Articles
& News
September 3, 2008
Bahamians Deserve Better
http://www.jonesbahamas.com/
On any given work-day, scores of young men
and women can be seen either on their way to court or on their way
from one court or the other in this city. These people are either on
remand or have been sentenced to a custodial term at Her Majesty’s
Prison complex, located in Fox Hill.
Yet again, on any given work-day scores upon untold scores of people
– some of them seemingly able-bodied men and women – are to be seen
at the Princess Margaret Hospital or at one or the other satellite
clinics owned and operated by the Government of The Bahamas.
Both sets of activities cited here are mind-numbingly expensive –
thus some of the challenges the entire Bahamian family is obliged to
face as they try to resolve the plethora of economic, social,
cultural and political woes that assail.
The situation cited concerning young people who are routinely being
packaged for either remand or imprisonment is in and of itself but a
symptom of a congeries of other delinquencies and derelictions of
duty, inclusive of a manifest failure in our country’s educational
systems.
In the instance of the use to which clinics and hospitals is put,
some reference must be given to the fact that there are people –
primarily Bahamians – who have taken to simply ‘ripping off’

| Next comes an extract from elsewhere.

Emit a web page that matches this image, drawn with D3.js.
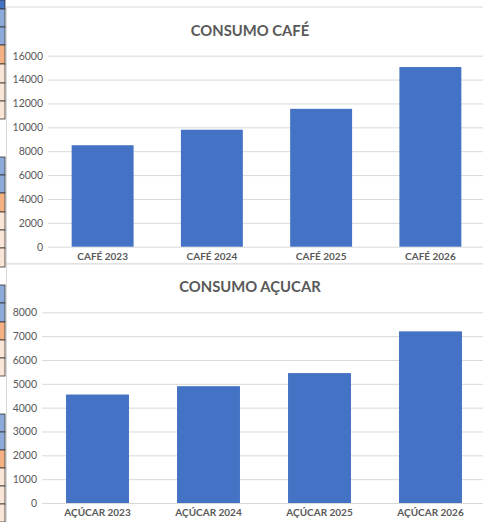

National Insurance. This can only happen where doctors and other
health-care professionals collude in the wrong-doing.
The matter involving crime and the role played in it by this or that
young thug is – as we see it – directly related to an overly
aggressive style of policing where one organized group of
[primarily] young men make it their business to roundup and
sometimes antagonize other primarily young men. On occasion, arrests
are for matters that are decidedly trivial.
Compounding the matter concerning the use to which courts and
prisons are put is the fact that very many people who are arrested
for crimes like vagrancy, threats of death, loitering and other
‘anti-social’ manifestations of distress are in truth and in fact
sometimes quite ill.
Such people are in need, not of incarceration, but of adequate
health-care. Sadly, this care only becomes available when the victim
somehow hits rock-bottom.
The public at large is more than acquainted with this or that
obviously lunatic person – man or woman – who lives on the street
and who is assuredly mired and locked in the throes of distress.
These are but some of the poor souls who have taken leave of their
senses.
Information reaching us suggests that, some of these people bereft
of family support, begging on the streets or sometimes exchanging
sexual services for a handout of pennies.
There are whole communities that are today ensnared in cultures
where guns, drugs and HIV-AIDS constitute a witches brew of death on
the installment plan.
Compounding these manifestations of problems run amok is the fact
that these scenes provide a backdrop to lives lived by thousands of
this nation’s youth.
These young people will – in all likelihood – reproduce after their
own kind – thus providing impetus to a situation that is already
dire.
As bad as these things are, there is today an even more troubling
matter that deserves attention. Some of those so-called leaders who
are often lauded and feted to high heaven were themselves directly
complicit in the degradation of this society.
Tragically, some of their offspring [thanks to the money they now
own] now aspire to leadership in this or that sphere of social
endeavor in today’s Bahamas.
This situation is to say the least quite paradoxical – especially
when the subject is turned to the question of ethics and morality in
public life. Here the ethic of the social parasite and criminal
prevails.
This country deserves better.
A kind of ‘magical’ spirit now both infects and inflects policy
making in our country, thus the sense some Bahamians now have that
the current administration is working on auto-pilot.
This is no way to run things in a time of crisis.
We are as convinced as ever that the Bahamian people are in urgent
need of leaders who can not only lead, but who can begin – with the
help of the Bahamian people themselves – to conceive of projects and
initiatives large enough and important enough to inspire them to
true greatness.
This can and will only come about once people come to the
realization that nation-building is a collective enterprise – one
requiring the services of each in the service of all.